One year later, two wars stacking together, the market drops again. People still see a bear, still think all rises are rebounds.
But the opposite of retail investors' extreme pessimism is institutional continuous buying.
Actually, the financial environment hasn't changed; it remains relatively loose. If the rate-cut cycle is a deep bear, what about the rate-hike cycle?
69x short, 71x short, 73x short, 75x short, 78x short, 79x short, 80x short, all the way shorted over ten thousand points of gains.
So can we understand that when it starts to pull back later, do we just buy more on dips, continuously adding?
The bottom is slowly and steadily rising. Before volume increases, testing the top is still very risky.
It's not that shorting is impossible; it can only be short-term. If it can't go down, then it must go up, and stop-loss levels need to be pushed.
Trading becomes very exhausting. Shorting big coins is really less effective than finding altcoins to dump.
Big coins will come back; no matter what, I think it's reasonable to see them return to 78x, 77x, 75x, 73x, or even break below 7.
But no one knows how long it will take. No one knows what kind of negative news will trigger this deep correction.
Betting on negative news that no one knows when will happen—does that align with trading logic?
Like yesterday, two missile strikes.
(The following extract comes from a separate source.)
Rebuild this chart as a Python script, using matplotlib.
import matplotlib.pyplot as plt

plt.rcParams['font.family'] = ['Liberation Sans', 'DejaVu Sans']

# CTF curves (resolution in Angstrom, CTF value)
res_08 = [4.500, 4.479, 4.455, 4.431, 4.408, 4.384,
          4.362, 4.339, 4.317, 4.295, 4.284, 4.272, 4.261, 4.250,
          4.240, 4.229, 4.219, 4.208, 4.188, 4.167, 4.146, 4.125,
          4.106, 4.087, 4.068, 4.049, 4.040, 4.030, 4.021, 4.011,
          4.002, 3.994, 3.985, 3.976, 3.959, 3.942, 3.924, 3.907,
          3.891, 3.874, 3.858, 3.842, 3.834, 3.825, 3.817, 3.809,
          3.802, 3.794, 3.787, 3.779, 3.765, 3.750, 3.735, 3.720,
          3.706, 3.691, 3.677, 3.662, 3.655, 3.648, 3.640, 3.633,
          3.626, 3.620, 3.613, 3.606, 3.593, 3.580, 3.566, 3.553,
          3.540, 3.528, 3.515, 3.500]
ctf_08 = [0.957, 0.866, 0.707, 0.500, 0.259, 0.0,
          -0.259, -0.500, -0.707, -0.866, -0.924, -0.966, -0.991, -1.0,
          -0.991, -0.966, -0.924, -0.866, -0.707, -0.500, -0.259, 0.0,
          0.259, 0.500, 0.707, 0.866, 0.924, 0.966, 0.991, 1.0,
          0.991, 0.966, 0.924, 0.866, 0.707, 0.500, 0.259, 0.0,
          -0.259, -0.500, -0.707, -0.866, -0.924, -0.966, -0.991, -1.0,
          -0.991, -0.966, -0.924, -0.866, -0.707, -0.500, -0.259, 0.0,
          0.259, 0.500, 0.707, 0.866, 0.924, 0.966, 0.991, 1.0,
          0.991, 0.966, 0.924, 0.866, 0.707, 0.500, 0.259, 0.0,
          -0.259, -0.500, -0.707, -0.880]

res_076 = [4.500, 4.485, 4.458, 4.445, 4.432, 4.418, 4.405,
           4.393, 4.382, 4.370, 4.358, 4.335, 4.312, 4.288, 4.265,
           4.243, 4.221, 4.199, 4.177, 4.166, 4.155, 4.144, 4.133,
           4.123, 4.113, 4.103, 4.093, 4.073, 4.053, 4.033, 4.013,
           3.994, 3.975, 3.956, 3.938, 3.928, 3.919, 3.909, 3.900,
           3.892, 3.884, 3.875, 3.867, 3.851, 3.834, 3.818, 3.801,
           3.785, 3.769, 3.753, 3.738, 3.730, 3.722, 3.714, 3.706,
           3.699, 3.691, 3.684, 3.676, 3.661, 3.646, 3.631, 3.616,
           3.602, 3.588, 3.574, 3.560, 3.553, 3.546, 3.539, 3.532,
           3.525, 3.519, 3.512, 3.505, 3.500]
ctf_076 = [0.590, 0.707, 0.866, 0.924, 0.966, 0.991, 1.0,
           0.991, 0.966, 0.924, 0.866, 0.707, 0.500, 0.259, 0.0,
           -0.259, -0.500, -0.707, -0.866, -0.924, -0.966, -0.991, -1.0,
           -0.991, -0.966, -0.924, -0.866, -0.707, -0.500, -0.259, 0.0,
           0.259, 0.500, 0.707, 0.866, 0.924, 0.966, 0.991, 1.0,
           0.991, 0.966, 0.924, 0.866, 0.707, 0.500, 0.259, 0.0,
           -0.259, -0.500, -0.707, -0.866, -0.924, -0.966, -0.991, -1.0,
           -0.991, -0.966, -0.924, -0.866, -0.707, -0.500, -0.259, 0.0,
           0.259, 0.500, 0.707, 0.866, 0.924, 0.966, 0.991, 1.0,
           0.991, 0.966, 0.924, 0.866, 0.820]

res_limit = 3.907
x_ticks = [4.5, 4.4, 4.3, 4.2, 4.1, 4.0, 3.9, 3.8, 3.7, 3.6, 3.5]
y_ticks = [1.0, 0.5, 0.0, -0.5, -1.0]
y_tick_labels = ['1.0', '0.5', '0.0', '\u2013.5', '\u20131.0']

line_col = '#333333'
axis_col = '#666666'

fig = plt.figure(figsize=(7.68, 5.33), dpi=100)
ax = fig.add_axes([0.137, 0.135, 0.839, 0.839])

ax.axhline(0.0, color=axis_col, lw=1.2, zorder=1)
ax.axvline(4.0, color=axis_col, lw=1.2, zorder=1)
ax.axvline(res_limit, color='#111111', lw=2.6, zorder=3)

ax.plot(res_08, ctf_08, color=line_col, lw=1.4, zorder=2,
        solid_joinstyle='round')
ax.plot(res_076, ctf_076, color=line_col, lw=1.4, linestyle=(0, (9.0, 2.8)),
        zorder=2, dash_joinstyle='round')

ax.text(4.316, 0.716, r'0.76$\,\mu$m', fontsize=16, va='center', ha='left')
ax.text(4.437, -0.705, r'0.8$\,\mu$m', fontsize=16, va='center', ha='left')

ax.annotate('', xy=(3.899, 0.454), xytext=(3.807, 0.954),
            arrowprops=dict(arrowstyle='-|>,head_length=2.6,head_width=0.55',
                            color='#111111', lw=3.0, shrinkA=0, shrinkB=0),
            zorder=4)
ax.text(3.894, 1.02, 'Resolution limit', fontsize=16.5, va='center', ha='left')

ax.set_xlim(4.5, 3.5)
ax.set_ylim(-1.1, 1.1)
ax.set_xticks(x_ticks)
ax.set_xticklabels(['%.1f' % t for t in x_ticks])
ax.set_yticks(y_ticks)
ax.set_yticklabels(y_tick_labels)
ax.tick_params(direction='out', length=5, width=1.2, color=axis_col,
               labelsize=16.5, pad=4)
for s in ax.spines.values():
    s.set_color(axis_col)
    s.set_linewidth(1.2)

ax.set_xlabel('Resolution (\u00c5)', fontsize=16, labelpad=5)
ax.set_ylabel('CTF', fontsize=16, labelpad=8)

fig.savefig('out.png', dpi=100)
The first thing to do was to adjust the unsuitable short positions, not to assume it would continue like that without turning back.
Now it's May. The closer we get to the mid-term elections, the faster the Strait disputes will "come to an end" or maintain a "delicate balance."
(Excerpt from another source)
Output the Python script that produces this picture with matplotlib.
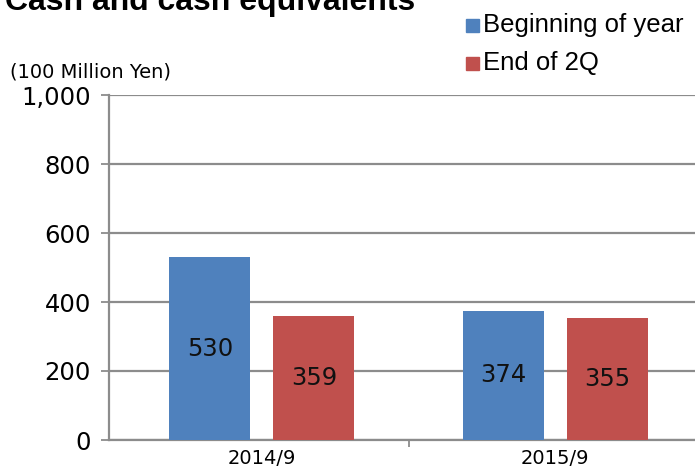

The same thing, repeated over and over, the market will eventually become desensitized.
From missile hits on warships, a 2,000-point drop already shows some signs.
If yesterday's war escalated, how much could it drop? 5,000 points? 7,000 points?
Then, after some easing, it would rebound again. How to short for the long term?
If I really don't know how to open positions, I just take the high and low of 90 days to calculate the midpoint.
Below the midpoint, I slowly and gradually buy more; above the midpoint, I gradually reduce positions.
When the distance from the 90-day high drops below 10%, I slowly and gradually short.
This is the simplest method.
The market has never been dominated by retail investors' will, it never will be.